L’attribution de ce Kyrie au 5e mode a été contestée. On a considéré que sa composition tardive le rapprochait de l’époque où la musique, de modale, devient tonale, et on a vu en lui une mélodie en Fa majeur. De fait, la présence systématique du Sib assimile la structure mélodique de ce Kyrie à la gamme de Do, transposée en Fa, les demis-tons se retrouvant au même endroit :
Do Ré Mi Fa Sol La Si Do
Fa Sol La Sib Do Ré Mi Fa
Mais ce phénomène est courant dans le Kyriale, et on trouve des pièces du 5e mode, mode de Fa, beaucoup plus anciennes, qui se déploient exactement dans la même atmosphère modale que notre Kyrie 8. Par exemple les Sanctus 9 ou 17.
Ferdinand Haberl écrit à juste titre [1] : « Il n’y a aucun motif de disqualifier ce Kyrie pour son caractère de tonalité majeure, étant donné qu’il suit fidèlement les lois des compositions médiévales du Kyrie, et même les met en évidence avec le plus grand équilibre. » Il répond ainsi à un auteur qui avait écrit lui-même en 1964 : « Cette messe composée aux XVe-XVIe siècles est de structure mélodique et tonale absolument moderne et de composition nettement polyphonique. Il serait bon de la bannir du Graduel et de ne plus la chanter tant elle est devenue une cendrillon maltraitée. » [2]
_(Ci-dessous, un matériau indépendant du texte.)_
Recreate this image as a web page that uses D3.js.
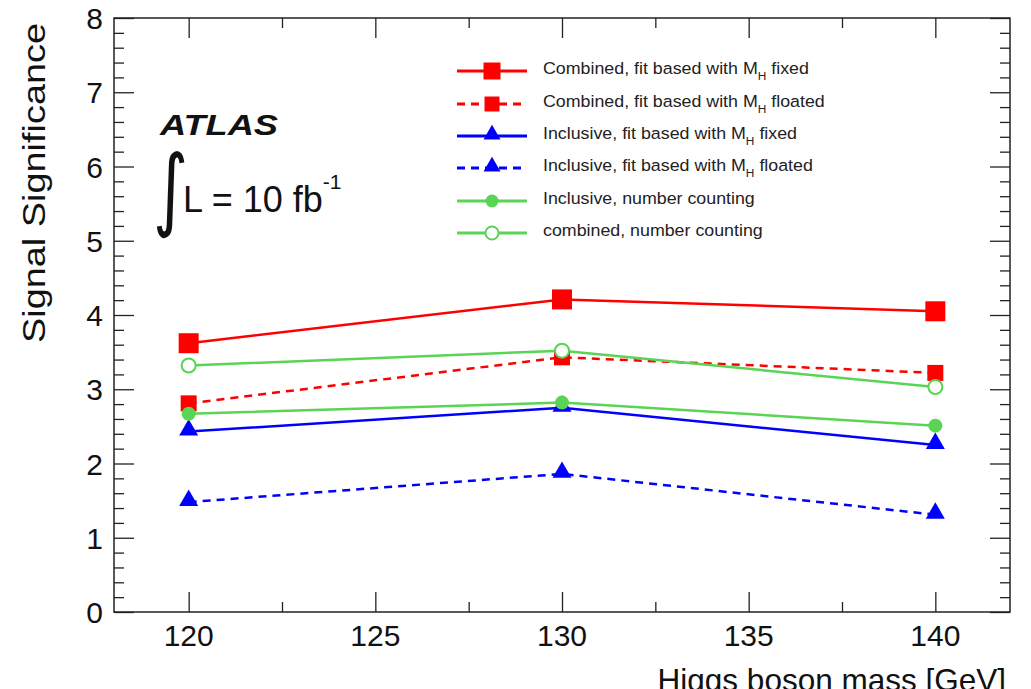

En règle générale, les trois premiers Kyrie ont leur mélodie, les trois Christe la leur, les trois derniers Kyrie la leur ; par contre le mot eléison est dans tous les cas traité de la même manière. De même, conformément aux règles de composition de la plupart des Kyrie, les deux premières syllabes du mot Kyrie, et la première syllabe du mot Christe, sont traités très sobrement, tandis que le déploiement mélismatique se fait sur la dernière syllabe de chaque mot.
Les trois premiers Kyrie ont une mélodie ascendante, qui part du Fa, s’accroche au Do, après avoir donc fait entendre le Sib, module autour du Do en allant toucher le Ré et le Sib en passant, puis atteint le Fa aigu, avant de redescendre d’abord jusqu’au Do, puis, à partir du Do, jusqu’au Fa grave, sur eléison.
Les trois Christe sont plus humbles, plus piano, plus larges. La mélodie part du La, puis s’incurve vers le grave et va toucher le Mi avant de s’appuyer sur le Fa pour remonter vers le Do. L’effet de sensible (Fa-Mi-Fa) peut contribuer à faire classer ce Kyrie parmi les pièces tonales : le chant grégorien antique ignore en effet ce phénomène musical de la sensible. Mais il ne s’agit pas là d’une véritable cadence. La remontée du Fa jusqu’au Do fait retrouver la mélodie du Kyrie, mais sans sa partie finale et plus aiguë.
Les trois derniers Kyrie, enfin, partent du Fa aigu. On a donc, entre la finale de eléison et le début du Kyrie, un intervalle d’octave, du Fa grave au Fa aigu. La belle mélodie se déploie dans les hauteurs entre le Fa et le Do, puis plus bas, entre le La et le Do, avant de faire entendre une nouvelle fois la formule de eléison. Le tout dernier Kyrie, quant à lui, répète une seconde fois la mélodie qui affecte les trois syllabes de Kyrie, avant de retrouver la mélodie du Kyrie précédent.
Si l’on veut bien chanter ce Kyrie, il faut lui donner beaucoup de liant, beaucoup de douceur, bien suivre la ligne mélodique et donner aux notes pointées une vie, une chaleur qui les fait attaquer doucement puis trouver de la vigueur.